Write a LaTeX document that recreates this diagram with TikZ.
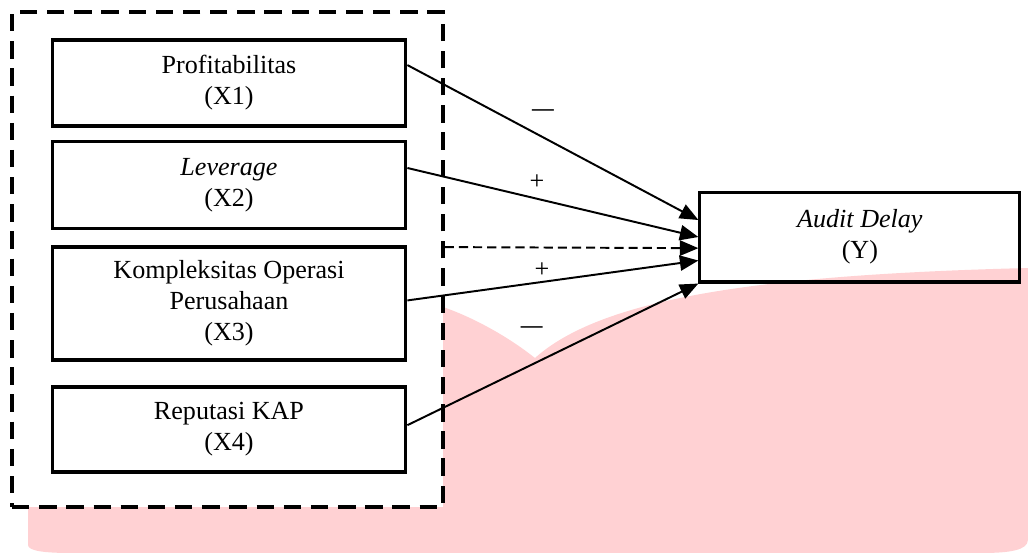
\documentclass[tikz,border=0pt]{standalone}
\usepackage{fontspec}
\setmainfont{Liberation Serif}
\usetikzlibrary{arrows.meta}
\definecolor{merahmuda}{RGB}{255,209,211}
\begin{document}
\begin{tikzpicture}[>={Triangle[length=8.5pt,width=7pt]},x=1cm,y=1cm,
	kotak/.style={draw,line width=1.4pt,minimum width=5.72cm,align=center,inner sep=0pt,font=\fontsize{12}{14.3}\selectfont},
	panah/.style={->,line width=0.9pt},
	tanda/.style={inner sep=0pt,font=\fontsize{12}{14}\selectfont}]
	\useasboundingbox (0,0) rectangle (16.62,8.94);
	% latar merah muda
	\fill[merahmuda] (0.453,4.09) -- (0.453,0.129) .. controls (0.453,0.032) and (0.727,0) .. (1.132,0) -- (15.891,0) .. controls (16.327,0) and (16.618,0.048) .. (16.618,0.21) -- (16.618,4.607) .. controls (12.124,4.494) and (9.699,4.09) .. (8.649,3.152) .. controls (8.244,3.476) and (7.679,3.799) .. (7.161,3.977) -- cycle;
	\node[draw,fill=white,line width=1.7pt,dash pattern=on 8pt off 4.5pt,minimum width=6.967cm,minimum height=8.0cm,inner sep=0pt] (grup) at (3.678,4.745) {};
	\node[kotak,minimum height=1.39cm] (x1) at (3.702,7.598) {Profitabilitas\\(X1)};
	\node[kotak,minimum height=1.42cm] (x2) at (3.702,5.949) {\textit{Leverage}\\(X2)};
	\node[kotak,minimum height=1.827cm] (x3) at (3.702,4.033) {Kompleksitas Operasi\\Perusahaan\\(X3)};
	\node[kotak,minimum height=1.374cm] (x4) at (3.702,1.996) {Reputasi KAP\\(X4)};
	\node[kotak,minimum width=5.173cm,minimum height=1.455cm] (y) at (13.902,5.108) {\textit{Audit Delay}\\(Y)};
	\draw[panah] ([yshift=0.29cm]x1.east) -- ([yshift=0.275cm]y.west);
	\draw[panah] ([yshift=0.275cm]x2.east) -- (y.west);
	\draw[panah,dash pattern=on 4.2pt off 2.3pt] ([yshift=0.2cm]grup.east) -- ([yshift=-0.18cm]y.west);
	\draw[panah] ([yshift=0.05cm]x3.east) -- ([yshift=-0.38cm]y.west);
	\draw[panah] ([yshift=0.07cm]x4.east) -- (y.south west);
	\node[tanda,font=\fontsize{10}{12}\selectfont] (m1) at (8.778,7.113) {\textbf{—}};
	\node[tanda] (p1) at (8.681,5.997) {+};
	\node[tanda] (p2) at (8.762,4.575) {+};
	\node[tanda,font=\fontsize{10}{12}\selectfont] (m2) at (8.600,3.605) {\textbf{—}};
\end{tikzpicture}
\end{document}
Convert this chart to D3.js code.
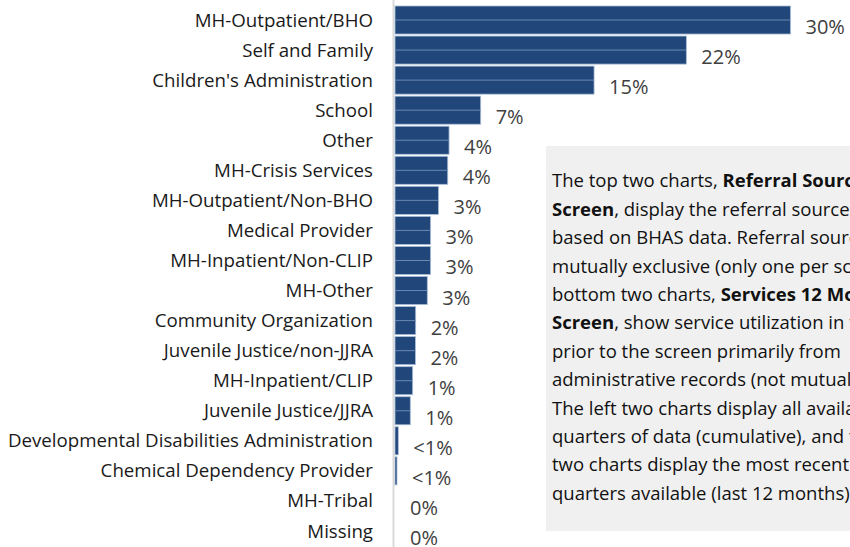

- Task prompt
Exclude all images and restate the records above word for word.

- Exercise output
Write a LaTeX document that recreates this diagram with TikZ.
\documentclass[tikz,border=0pt]{standalone}
\usepackage{fontspec}
\setmainfont{Liberation Serif}
\usetikzlibrary{arrows.meta}
\definecolor{merahmuda}{RGB}{255,209,211}
\begin{document}
\begin{tikzpicture}[>={Triangle[length=8.5pt,width=7pt]},x=1cm,y=1cm,
	kotak/.style={draw,line width=1.4pt,minimum width=5.72cm,align=center,inner sep=0pt,font=\fontsize{12}{14.3}\selectfont},
	panah/.style={->,line width=0.9pt},
	tanda/.style={inner sep=0pt,font=\fontsize{12}{14}\selectfont}]
	\useasboundingbox (0,0) rectangle (16.62,8.94);
	% latar merah muda
	\fill[merahmuda] (0.453,4.09) -- (0.453,0.129) .. controls (0.453,0.032) and (0.727,0) .. (1.132,0) -- (15.891,0) .. controls (16.327,0) and (16.618,0.048) .. (16.618,0.21) -- (16.618,4.607) .. controls (12.124,4.494) and (9.699,4.09) .. (8.649,3.152) .. controls (8.244,3.476) and (7.679,3.799) .. (7.161,3.977) -- cycle;
	\node[draw,fill=white,line width=1.7pt,dash pattern=on 8pt off 4.5pt,minimum width=6.967cm,minimum height=8.0cm,inner sep=0pt] (grup) at (3.678,4.745) {};
	\node[kotak,minimum height=1.39cm] (x1) at (3.702,7.598) {Profitabilitas\\(X1)};
	\node[kotak,minimum height=1.42cm] (x2) at (3.702,5.949) {\textit{Leverage}\\(X2)};
	\node[kotak,minimum height=1.827cm] (x3) at (3.702,4.033) {Kompleksitas Operasi\\Perusahaan\\(X3)};
	\node[kotak,minimum height=1.374cm] (x4) at (3.702,1.996) {Reputasi KAP\\(X4)};
	\node[kotak,minimum width=5.173cm,minimum height=1.455cm] (y) at (13.902,5.108) {\textit{Audit Delay}\\(Y)};
	\draw[panah] ([yshift=0.29cm]x1.east) -- ([yshift=0.275cm]y.west);
	\draw[panah] ([yshift=0.275cm]x2.east) -- (y.west);
	\draw[panah,dash pattern=on 4.2pt off 2.3pt] ([yshift=0.2cm]grup.east) -- ([yshift=-0.18cm]y.west);
	\draw[panah] ([yshift=0.05cm]x3.east) -- ([yshift=-0.38cm]y.west);
	\draw[panah] ([yshift=0.07cm]x4.east) -- (y.south west);
	\node[tanda,font=\fontsize{10}{12}\selectfont] (m1) at (8.778,7.113) {\textbf{—}};
	\node[tanda] (p1) at (8.681,5.997) {+};
	\node[tanda] (p2) at (8.762,4.575) {+};
	\node[tanda,font=\fontsize{10}{12}\selectfont] (m2) at (8.600,3.605) {\textbf{—}};
\end{tikzpicture}
\end{document}
Convert this chart to D3.js code.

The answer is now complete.